Abstract:
Nanoporous track-etched membranes (TeMs) are highly versatile materials that have shown promise in
various applications such as filtration, separation, adsorption, and catalysis due to their mechanical
integrity and high surface area. The performance of TeMs as catalysts for removing toxic pollutants is
greatly influenced by the pore diameter, density, and functionalization of the nanochannels. In this study,
the synthesis of functionalized poly(ethylene terephthalate) (PET) TeMs with Pd nanoparticles (NPs) as
catalysts for the photodegradation of the antibiotic metronidazole (MTZ) was methodically investigated
and their catalytic activity under UV irradiation was compared. Before loading of the Pd NPs, the surface
and nanopore walls of the PET TeMs were grafted by poly(1-vinyl-2-pyrrolidone) (PVP) via UV-initiated
reversible addition fragmentation chain transfer (RAFT)-mediated graft copolymerization.
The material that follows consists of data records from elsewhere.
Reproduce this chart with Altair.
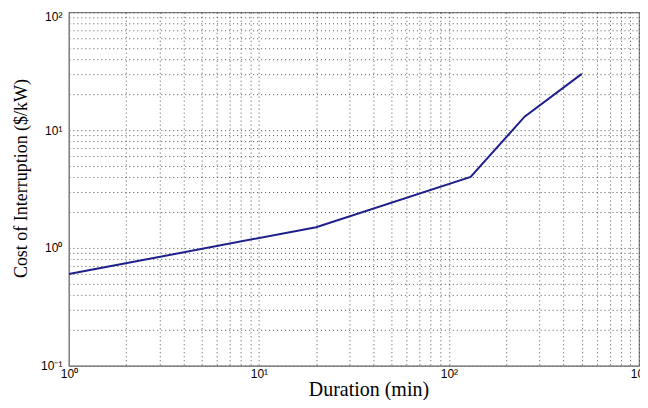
import altair as alt
import pandas as pd

# Data (log-log curve)
duration_min = [1, 20, 130, 250, 500]
cost_per_kw = [0.6, 1.5, 4.0, 13.0, 30.0]

# Grid / tick positions (1..9 per decade)
mantissas = [1, 2, 3, 4, 5, 6, 7, 8, 9]
x_decades = [1, 10, 100]
y_decades = [0.1, 1, 10]
x_ticks = [round(m * d, 6) for d in x_decades for m in mantissas] + [1000]
y_ticks = [round(m * d, 6) for d in y_decades for m in mantissas] + [100]

x_labels = {1: "10⁰", 10: "10¹", 100: "10²", 1000: "10³"}
y_labels = {0.1: "10⁻¹", 1: "10⁰", 10: "10¹", 100: "10²"}


def label_expr(labels):
    parts = []
    for v, s in labels.items():
        parts.append(f"abs(datum.value - {v}) < {v} * 0.001 ? '{s}'")
    return " : ".join(parts) + " : ''"


df = pd.DataFrame({"Duration": duration_min, "Cost": cost_per_kw})

chart = (
    alt.Chart(df)
    .mark_line(color="#1f1f8c", strokeWidth=2, clip=True)
    .encode(
        x=alt.X(
            "Duration:Q",
            scale=alt.Scale(type="log", domain=[1, 1000], nice=False),
            axis=alt.Axis(
                values=x_ticks,
                labelExpr=label_expr(x_labels),
                title="Duration (min)",
                titleFontSize=20,
                titleX=300,
                titleY=30,
                titleAlign="center",
                titleBaseline="alphabetic",
                labelBaseline="top",
                labelPadding=3,
            ),
        ),
        y=alt.Y(
            "Cost:Q",
            scale=alt.Scale(type="log", domain=[0.1, 100], nice=False),
            axis=alt.Axis(
                values=y_ticks,
                labelExpr=label_expr(y_labels),
                title="Cost of Interruption ($/kW)",
                titleFontSize=18,
                titleX=-42,
                titleY=166,
                titleAngle=270,
                titleAlign="center",
                titleBaseline="alphabetic",
                labelAlign="right",
                labelBaseline="middle",
                labelPadding=7,
                labelOffset={"condition": {"test": "datum.value > 99", "value": 4}, "value": 0},
            ),
        ),
    )
    .properties(
        width=571,
        height=354,
        autosize=alt.AutoSizeParams(type="none"),
        padding={"left": 61, "top": 4, "right": 1, "bottom": 34},
        background="white",
    )
    .configure_view(stroke="#808080", strokeWidth=1.2)
    .configure_axis(
        grid=True,
        gridColor="#333333",
        gridDash=[1, 3],
        gridOpacity=0.85,
        gridWidth=1,
        ticks=False,
        domainColor="#808080",
        domainWidth=1.2,
        labelFont="Liberation Sans",
        labelFontSize=12,
        labelColor="#000000",
        labelOverlap=False,
        labelFlush=False,
        titleFont="Liberation Serif",
        titleFontWeight="normal",
        titleColor="#000000",
    )
)

chart.save("out.html", embed_options={"renderer": "svg", "actions": False})
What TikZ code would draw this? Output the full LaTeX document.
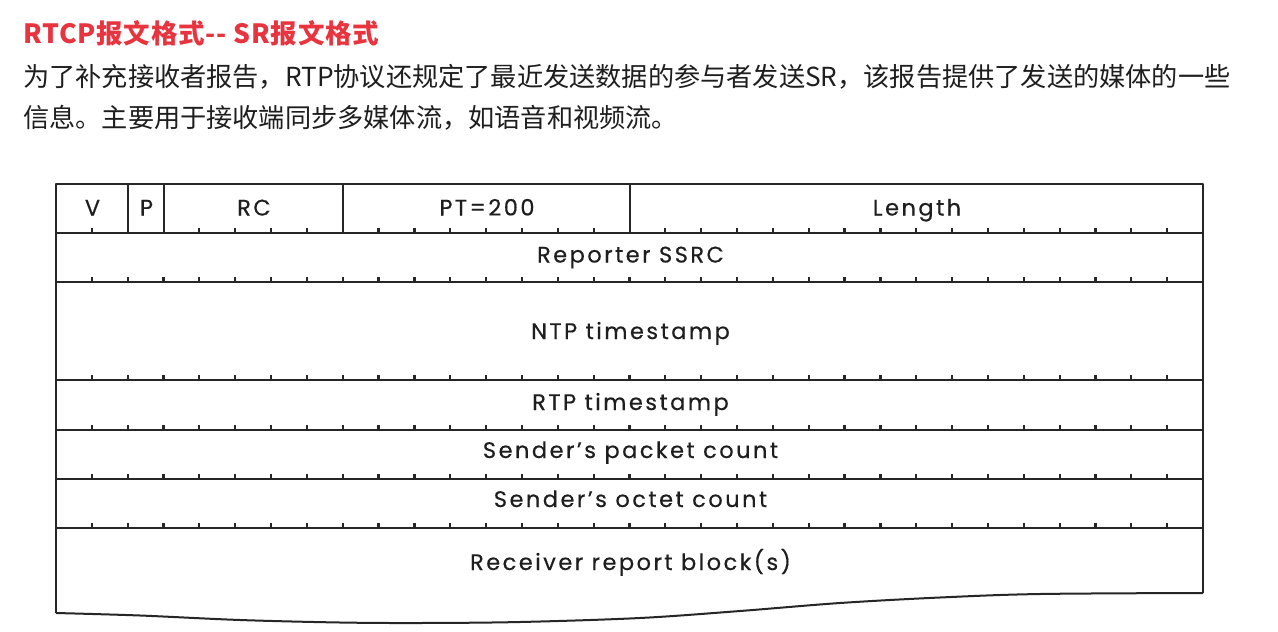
\documentclass[tikz,border=0pt]{standalone}
\usepackage{fontspec}
\newfontfamily\cjk{Noto Sans CJK SC}
\newfontfamily\cjktitle{Noto Sans CJK SC}[LetterSpace=3]
\newfontfamily\tabfont{Poppins}[LetterSpace=11, FakeBold=0.4]
\definecolor{titlered}{HTML}{E8343F}
\definecolor{bodytext}{HTML}{1E1E1E}
\definecolor{linecol}{HTML}{262626}
\tikzset{
  heading/.style={anchor=west, inner sep=0pt, text=titlered, font=\cjktitle\bfseries\fontsize{26.5}{30}\selectfont},
  para/.style={anchor=west, inner sep=0pt, text=bodytext, font=\cjk\fontsize{26.2}{30}\selectfont},
  field/.style={anchor=base, inner sep=0pt, text=bodytext, font=\tabfont\fontsize{22.5}{26}\selectfont},
  tbl/.style={draw=linecol, line width=2pt, line join=round},
  tickmark/.style={draw=linecol, line width=2.2pt},
}
\begin{document}
\begin{tikzpicture}[x=1pt,y=-1pt]
\useasboundingbox (0,0) rectangle (1278,632);
\fill[white] (0,0) rectangle (1278,632);
% texts above
\node[heading] (title) at (23,33) {RTCP报文格式-- SR报文格式};
\node[para] (line1) at (23,77) {为了补充接收者报告，RTP协议还规定了最近发送数据的参与者发送SR，该报告提供了发送的媒体的一些};
\node[para] (line2) at (23,118) {信息。主要用于接收端同步多媒体流，如语音和视频流。};
% table geometry
\def\bit{35.84375}
% outline
\draw[tbl] (56,613) -- (56,184) -- (1203,184) -- (1203,593);
\draw[tbl] plot[smooth, tension=0.55] coordinates {(56,613) (140,615.5) (240,620) (340,622.5) (420,623) (520,622) (640,618) (740,611) (840,603) (940,597.5) (1040,594) (1203,593)};
% row lines
\foreach \y in {233,282,380,430,479,528} {
  \draw[tbl] (56,\y) -- (1203,\y);
}
% field separators in first row
\foreach \k in {2,3,8,16} {
  \draw[tbl] ({56+\k*\bit},184) -- ({56+\k*\bit},233);
}
% ticks on first row bottom
\foreach \k in {1,4,5,6,7,9,10,11,12,13,14,15,17,18,19,20,21,22,23,24,25,26,27,28,29,30,31} {
  \draw[tickmark] ({56+\k*\bit},233) -- ++(0,-5);
}
% ticks on other rows
\foreach \y in {282,380,430,479,528} {
  \foreach \k in {1,...,31} {
    \draw[tickmark] ({56+\k*\bit},\y) -- ++(0,-5);
  }
}
% field labels
\node[field] (v) at (92.5,215.5) {V};
\node[field] (p) at (146.5,215.5) {P};
\node[field] (rc) at (254,215.5) {RC};
\node[field] (pt) at (487,215.5) {PT=200};
\node[field] (len) at (917,215.5) {Length};
\node[field] (ssrc) at (630.5,262.5) {Reporter SSRC};
\node[field] (ntp) at (630.5,339) {NTP timestamp};
\node[field] (rtp) at (630.5,410) {RTP timestamp};
\node[field] (spc) at (630.5,458) {Sender’s packet count};
\node[field] (soc) at (630.5,507) {Sender’s octet count};
\node[field] (rrb) at (630.5,570) {Receiver report block(s)};
\end{tikzpicture}
\end{document}
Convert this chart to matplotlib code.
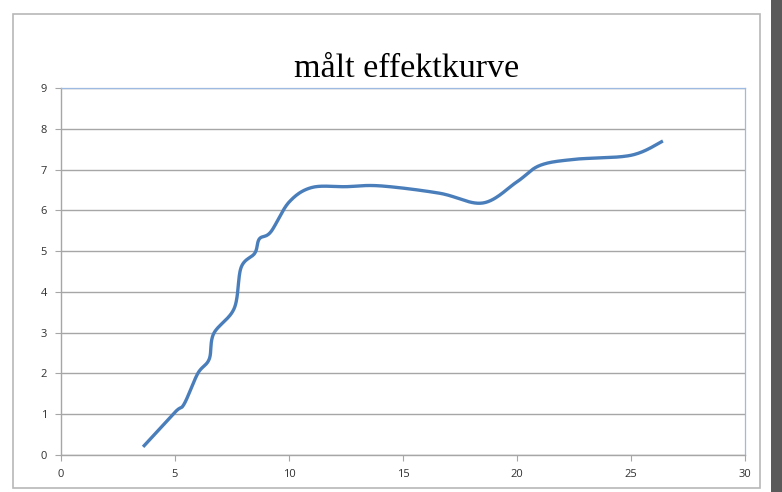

The use of
RAFT polymerization allowed for precise control over the degree of grafting and graft lengths within the
nanochannels of PVP grafted PET TeMs (PVP-g-PET). Pd NPs were then loaded onto PVP-g-PET using
several environmentally friendly reducing agents such as ascorbic acid, sodium borohydride and a plant
extract. In addition, a conventional thermal reduction technique was also applied for the reduction of the
Pd NPs. The grafting process created a surface with high-sorption capacity for MTZ and also high
stabilizing effect for Pd NPs due to the functional PVP chains on the PET substrate. The structure and
composition of the composite membranes were elucidated by scanning electron microscopy (SEM), Xray diffraction (XRD) analysis, thermogravimetry, contact angle measurements and energy dispersive Xray (EDX), X-ray photoelectron (XPS) and Fourier transform infra-red (FTIR) spectroscopies. The effects of
different types of reducing agents, pH, the amount of loaded catalyst and MTZ concentration on the
MTZ catalytic degradation efficiency of the obtained composites were investigated. The efficiency of the
catalyst prepared in the presence of ascorbic acid was superior to the others (89.86% removal at
30 mg L−1 of MTZ). Maximum removal of MTZ was observed at the natural pH (6.5) of the MTZ solution
at a concentration of 30 mg per L MTZ. The removal efficiency was decreased by increasing the catalyst
dosage and the initial MTZ concentration. The reaction rate constant was reduced from 0.0144 to
0.0096 min−1 by increasing the MTZ concentration from 20 to 50 mg L−1
. The photocatalyst revealed
remarkable photocatalytic activity even after 10 consecutive cycles.